Şimdiye kadar oy oranı yüzünden demokratik süreçle yenemeyeceğini anlayanlar çözümü böyle bir eylemle yıpratmakta buldular. Nitekim iş dünyasından bazı isimlerin 'iki güne kalmaz bu iktidar düşer' diye sevinçlerine tanık olduk. Sermaye sahipleri, elitler ve burjuva sınıfı dediğimiz kesim dindarlara karşı hep ön yargılı olmuştu. AK Parti onların beklentisinin ötesinde bir performans sergilese bile iktidarı küçümsüyorlar.
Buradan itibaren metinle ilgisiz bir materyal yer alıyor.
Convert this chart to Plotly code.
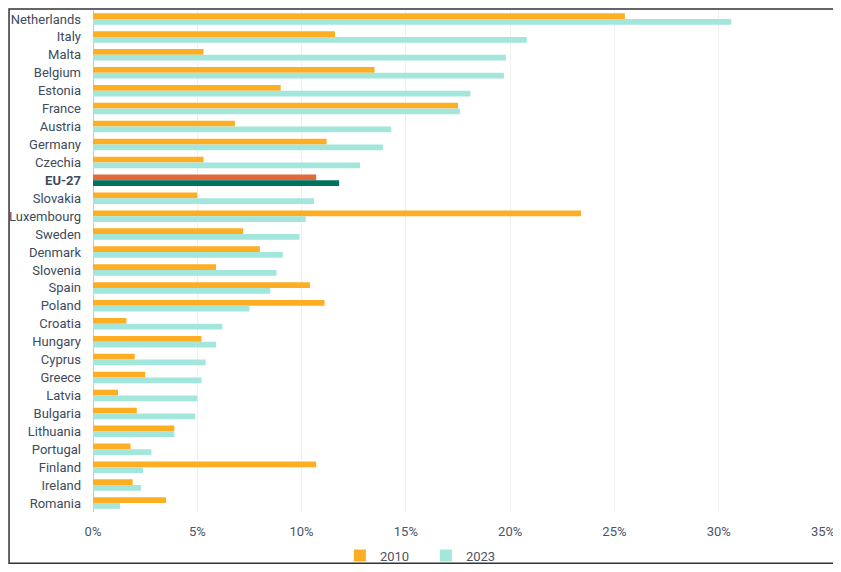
import plotly.graph_objects as go

countries = ["Netherlands", "Italy", "Malta", "Belgium", "Estonia", "France", "Austria",
             "Germany", "Czechia", "EU-27", "Slovakia", "Luxembourg", "Sweden", "Denmark",
             "Slovenia", "Spain", "Poland", "Croatia", "Hungary", "Cyprus", "Greece",
             "Latvia", "Bulgaria", "Lithuania", "Portugal", "Finland", "Ireland", "Romania"]
share_2010 = [25.5, 11.6, 5.3, 13.5, 9.0, 17.5, 6.8, 11.2, 5.3, 10.7, 5.0, 23.4, 7.2, 8.0,
              5.9, 10.4, 11.1, 1.6, 5.2, 2.0, 2.5, 1.2, 2.1, 3.9, 1.8, 10.7, 1.9, 3.5]
share_2023 = [30.6, 20.8, 19.8, 19.7, 18.1, 17.6, 14.3, 13.9, 12.8, 11.8, 10.6, 10.2, 9.9, 9.1,
              8.8, 8.5, 7.5, 6.2, 5.9, 5.4, 5.2, 5.0, 4.9, 3.9, 2.8, 2.4, 2.3, 1.3]
x_ticks = [0, 5, 10, 15, 20, 25, 30, 35]

# EU average gets darker colours
col_2010 = ["#E2693B" if c == "EU-27" else "#FDAE22" for c in countries]
col_2023 = ["#00735F" if c == "EU-27" else "#A3E6DC" for c in countries]
labels = ["<b>EU-27</b>" if c == "EU-27" else c for c in countries]

fig = go.Figure()
fig.add_trace(go.Bar(y=countries, x=share_2010, name="2010", orientation="h",
                     marker=dict(color=col_2010, line=dict(width=0))))
fig.add_trace(go.Bar(y=countries, x=share_2023, name="2023", orientation="h",
                     marker=dict(color=col_2023, line=dict(width=0))))

# page body has an 8px margin, so the figure is a bit smaller than the window
fig.update_layout(
    width=833, height=564,
    margin=dict(l=85, r=18, t=2, b=60, autoexpand=False),
    paper_bgcolor="white", plot_bgcolor="white",
    font=dict(family="Roboto", size=13, color="#4a5565"),
    barmode="group", bargap=0.36, bargroupgap=0,
    showlegend=True,
    legend=dict(orientation="h", x=0.456, xanchor="center", y=-0.087, yanchor="middle",
                font=dict(size=13, color="#4a5565"), bgcolor="rgba(0,0,0,0)",
                entrywidth=41, tracegroupgap=0),
    xaxis=dict(range=[0, 35], tickvals=x_ticks, ticktext=[f"{t}%" for t in x_ticks],
               showgrid=True, gridcolor="#efefef", gridwidth=1,
               zeroline=True, zerolinecolor="#c8c8c8", zerolinewidth=1,
               ticks="", tickfont=dict(size=13, color="#4a5565"),
               ticklabelstandoff=10, automargin=False),
    yaxis=dict(autorange="reversed", tickvals=countries, ticktext=labels,
               ticks="", tickfont=dict(size=13, color="#3d4b5c"), showgrid=False,
               ticklabelstandoff=11, automargin=False),
    shapes=[dict(type="rect", xref="paper", yref="paper",
                 x0=-0.115, x1=1.016, y0=-0.102, y1=1.002,
                 line=dict(color="#333333", width=1.5), fillcolor="rgba(0,0,0,0)")],
)

fig.write_html("out.html")
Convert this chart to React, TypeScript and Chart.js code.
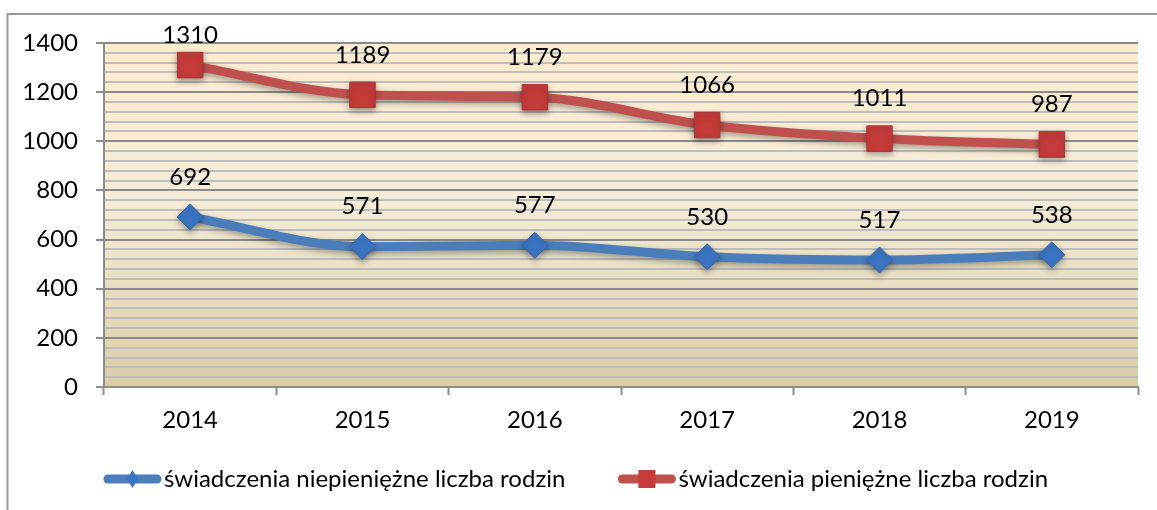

Bu olaylara destek veren sermaye ve burjuva sınıfında hazımsızlık, kıskançlık ve 'Yeter be biz size tahammül etmek istemiyoruz' cümlesinin onlar tarafından telaffuz edildiğini görüyoruz.
Kullanılan dil eskiye oranla keskinleşti mi?
Farklılaştı. 28 Şubat'ta başörtülüler iktidar mekanizmasının içinde yer almamışlardı. Şimdi iktidarın içinde de başörtülüler yer alıyor. Bu kez hem başörtüsüne karşı tepki hem de iktidara karşı olan tepki birleşiyor ve iki kat yansımasını görüyoruz. Mahalle baskısı yeniden hortladı. Fakat bu defa dindarlara karşı bir mahalle baskı var. Gezi'de eşitlik ve adalet için slogan atanların sadece kendi özgürlüğü için slogan attığını görüyorsunuz.
Boyner gibi sermaye grupları da Gezi protestosuna destek verdi, neden?
Türkiye'deki bütün AVM'lerde mağazası olan ve buradaki kazancından hiç geri kalmayan Boyner'in gidip Gezi Parkı'na destek vermesi manidardı. Sermaye grubu veya çok para kazanan sanatçılar destek vermeseydi daha inandırıcı gelebilirdi. Burada bir Kurtlar Vadisi senaryosunun yaşandığını görüyoruz.